I do think that it’s probably possible that some motherboard components might age out. Like, people may want to use newer versions of radio stuff, like WiFi or Bluetooth. You can maybe do that via USB, but the on-motherboard stuff might become more of a liability than the CPU or something.
I don’t think that I’ve ever personally had other computer components just up and fail other than the 13th and 14th gen Intel CPUs that internally destroyed themselves. It’s always been non-solid-state stuff, things with moving parts, that fail for me. I mean, I’ve damaged solid-state components myself via things that I’ve done, but it’s always damage that I incurred.
thinks
Oh, CMOS batteries eventually fail, but they’re usually — not always — mounted on motherboards with holders that permit replacement.

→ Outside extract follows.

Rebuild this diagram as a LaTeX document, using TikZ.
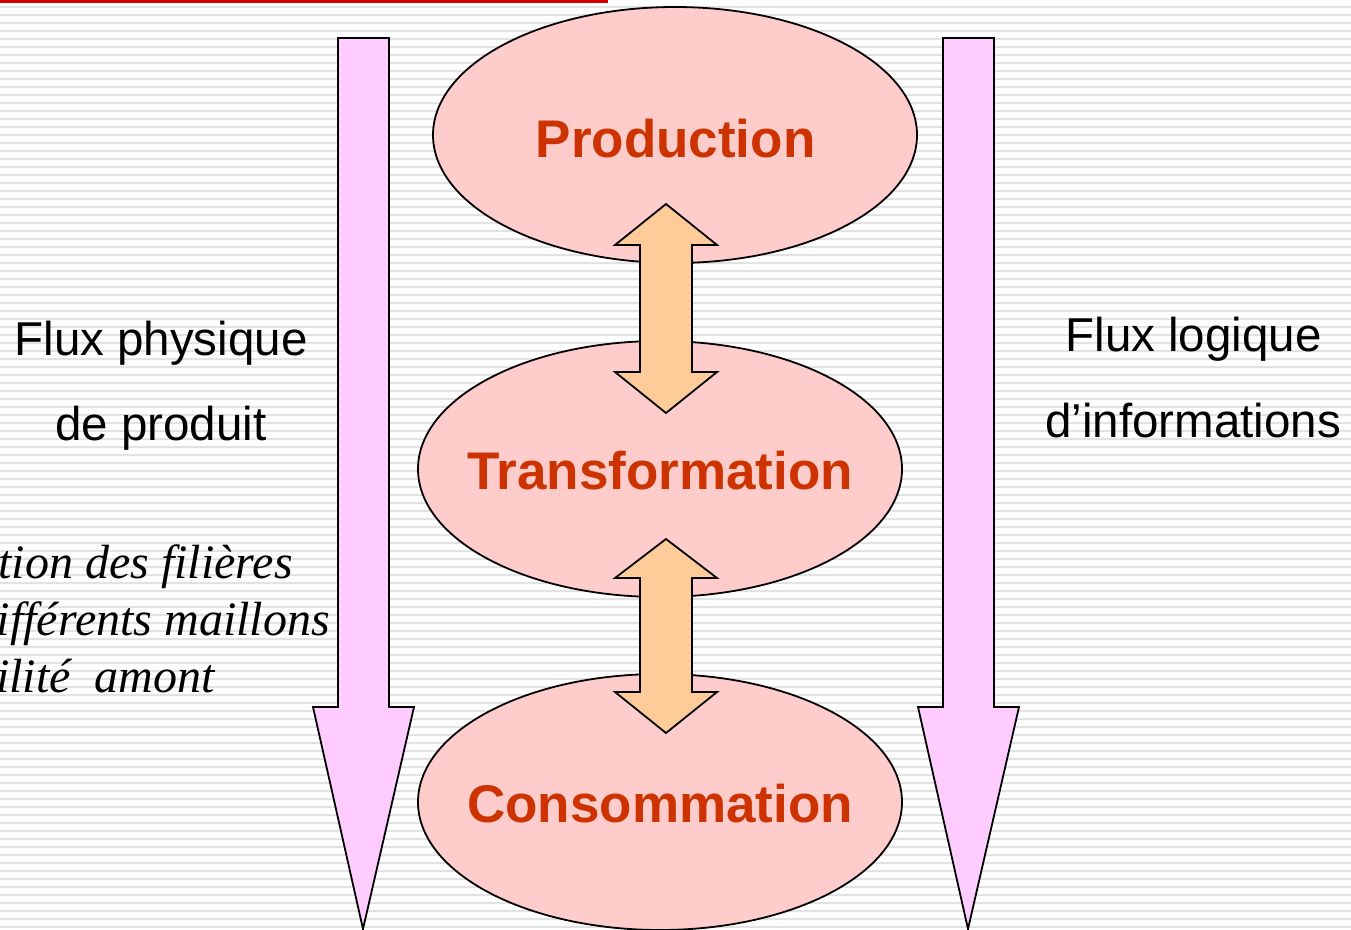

I’ve had to replace those.
I did have a headphones amplifier that was attached to my computer where some solder joints got a bad connection and I had to open it and resolder it, but I don’t know if I’d call that a “computer component” just because it was plugged into a computer.
thinks more
I did have the power supply used for a fluorescent backlight in a laptop display start to fail once. But, honestly, my experience has been that unless you actively go in and damage something, most solid state parts will just keep on trucking.
BlackLaZoR@lemmy.world 12 hours ago
Unfortunately you can’t get X3D CPU for AM4 anymore.
Brunbrun6766@lemmy.world 10 hours ago
You can, for $1000 plus by scalpers on ebay
tal@lemmy.today 51 minutes ago
checks
The 5700X3D looks like it goes for about $350 on eBay. The 5800X3D looks like about $450.
Zer0_F0x@lemmy.world 13 hours ago
Ah, AM4.
At 10 years old, it’s still the platform that keeps on giving.
zebidiah@lemmy.ca 6 hours ago
And I’ll be running it for at least another ten…
M0oP0o@mander.xyz 6 hours ago
Still runs everything well, so why not?